* _DIRECTIVE_
Your copy of the material below should match it exactly, except that it holds no pictures.

* _RECORDED DATA_
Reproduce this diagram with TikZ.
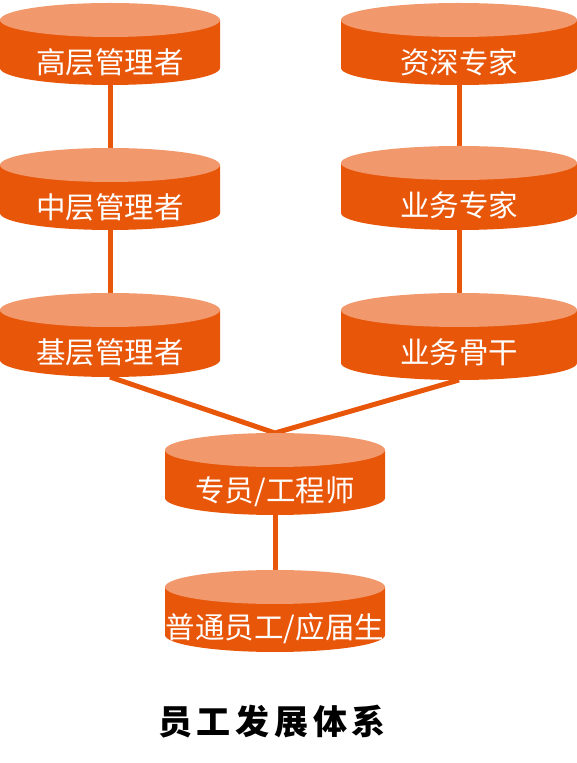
\documentclass[tikz,border=0pt]{standalone}
\usepackage{fontspec}
\newfontfamily\cjk{Noto Sans CJK SC}
\newfontfamily\cjktitle[LetterSpace=14]{Noto Sans CJK SC}
\definecolor{cyldark}{RGB}{232,86,10}
\definecolor{cyllight}{RGB}{241,153,108}
\pgfdeclarelayer{bg}
\pgfsetlayers{bg,main}
\tikzset{
  cyltext/.style={text=white, font=\cjk\fontsize{29.5}{32}\selectfont, inner sep=0pt},
  conn/.style={draw=cyldark, line width=5pt, line join=miter},
}
\newcommand\mycyl[6]{%
  \pgfmathsetmacro\cx{(#2+#3)/2}%
  \pgfmathsetmacro\rx{(#3-#2)/2}%
  \pgfmathsetmacro\yt{763-#4-17}%
  \pgfmathsetmacro\yb{763-#5+17}%
  \pgfmathsetmacro\ytx{763-#4-59}%
  \fill[cyldark] (#2,\yt) -- (#2,\yb) arc[start angle=180,end angle=360,x radius=\rx pt,y radius=17pt] -- (#3,\yt) -- cycle;
  \fill[cyllight] (\cx,\yt) ellipse[x radius=\rx pt,y radius=17pt];
  \node[cyltext] (#1) at (\cx,\ytx) {#6};
  \coordinate (#1-t) at (\cx,763-#4);
  \coordinate (#1-b) at (\cx,763-#5);
}
\begin{document}
\begin{tikzpicture}[x=1pt,y=1pt]
\useasboundingbox (0,0) rectangle (577,763);
\mycyl{c1}{0}{220}{3}{85}{高层管理者}
\mycyl{c2}{0}{220}{148}{230}{中层管理者}
\mycyl{c3}{0}{220}{293}{377}{基层管理者}
\mycyl{r1}{341}{577}{3}{85}{资深专家}
\mycyl{r2}{341}{577}{146}{230}{业务专家}
\mycyl{r3}{341}{577}{293}{380}{业务骨干}
\mycyl{m1}{165}{385}{433}{515}{专员/工程师}
\mycyl{m2}{165}{385}{570}{652}{普通员工/应届生}
\begin{pgfonlayer}{bg}
\draw[conn] (c1-b) -- (c2-t);
\draw[conn] (c2-b) -- (c3-t);
\draw[conn] (r1-b) -- (r2-t);
\draw[conn] (r2-b) -- (r3-t);
\draw[conn] (c3-b) -- (m1-t) -- (r3-b);
\draw[conn] (m1-b) -- (m2-t);
\end{pgfonlayer}
\node[font=\cjktitle\bfseries\fontsize{34}{38}\selectfont, inner sep=0pt] (title) at (272,41) {员工发展体系};
\end{tikzpicture}
\end{document}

* _OUTPUT FOR THIS EXERCISE_
Reproduce this diagram with TikZ.
\documentclass[tikz,border=0pt]{standalone}
\usepackage{fontspec}
\newfontfamily\cjk{Noto Sans CJK SC}
\newfontfamily\cjktitle[LetterSpace=14]{Noto Sans CJK SC}
\definecolor{cyldark}{RGB}{232,86,10}
\definecolor{cyllight}{RGB}{241,153,108}
\pgfdeclarelayer{bg}
\pgfsetlayers{bg,main}
\tikzset{
  cyltext/.style={text=white, font=\cjk\fontsize{29.5}{32}\selectfont, inner sep=0pt},
  conn/.style={draw=cyldark, line width=5pt, line join=miter},
}
\newcommand\mycyl[6]{%
  \pgfmathsetmacro\cx{(#2+#3)/2}%
  \pgfmathsetmacro\rx{(#3-#2)/2}%
  \pgfmathsetmacro\yt{763-#4-17}%
  \pgfmathsetmacro\yb{763-#5+17}%
  \pgfmathsetmacro\ytx{763-#4-59}%
  \fill[cyldark] (#2,\yt) -- (#2,\yb) arc[start angle=180,end angle=360,x radius=\rx pt,y radius=17pt] -- (#3,\yt) -- cycle;
  \fill[cyllight] (\cx,\yt) ellipse[x radius=\rx pt,y radius=17pt];
  \node[cyltext] (#1) at (\cx,\ytx) {#6};
  \coordinate (#1-t) at (\cx,763-#4);
  \coordinate (#1-b) at (\cx,763-#5);
}
\begin{document}
\begin{tikzpicture}[x=1pt,y=1pt]
\useasboundingbox (0,0) rectangle (577,763);
\mycyl{c1}{0}{220}{3}{85}{高层管理者}
\mycyl{c2}{0}{220}{148}{230}{中层管理者}
\mycyl{c3}{0}{220}{293}{377}{基层管理者}
\mycyl{r1}{341}{577}{3}{85}{资深专家}
\mycyl{r2}{341}{577}{146}{230}{业务专家}
\mycyl{r3}{341}{577}{293}{380}{业务骨干}
\mycyl{m1}{165}{385}{433}{515}{专员/工程师}
\mycyl{m2}{165}{385}{570}{652}{普通员工/应届生}
\begin{pgfonlayer}{bg}
\draw[conn] (c1-b) -- (c2-t);
\draw[conn] (c2-b) -- (c3-t);
\draw[conn] (r1-b) -- (r2-t);
\draw[conn] (r2-b) -- (r3-t);
\draw[conn] (c3-b) -- (m1-t) -- (r3-b);
\draw[conn] (m1-b) -- (m2-t);
\end{pgfonlayer}
\node[font=\cjktitle\bfseries\fontsize{34}{38}\selectfont, inner sep=0pt] (title) at (272,41) {员工发展体系};
\end{tikzpicture}
\end{document}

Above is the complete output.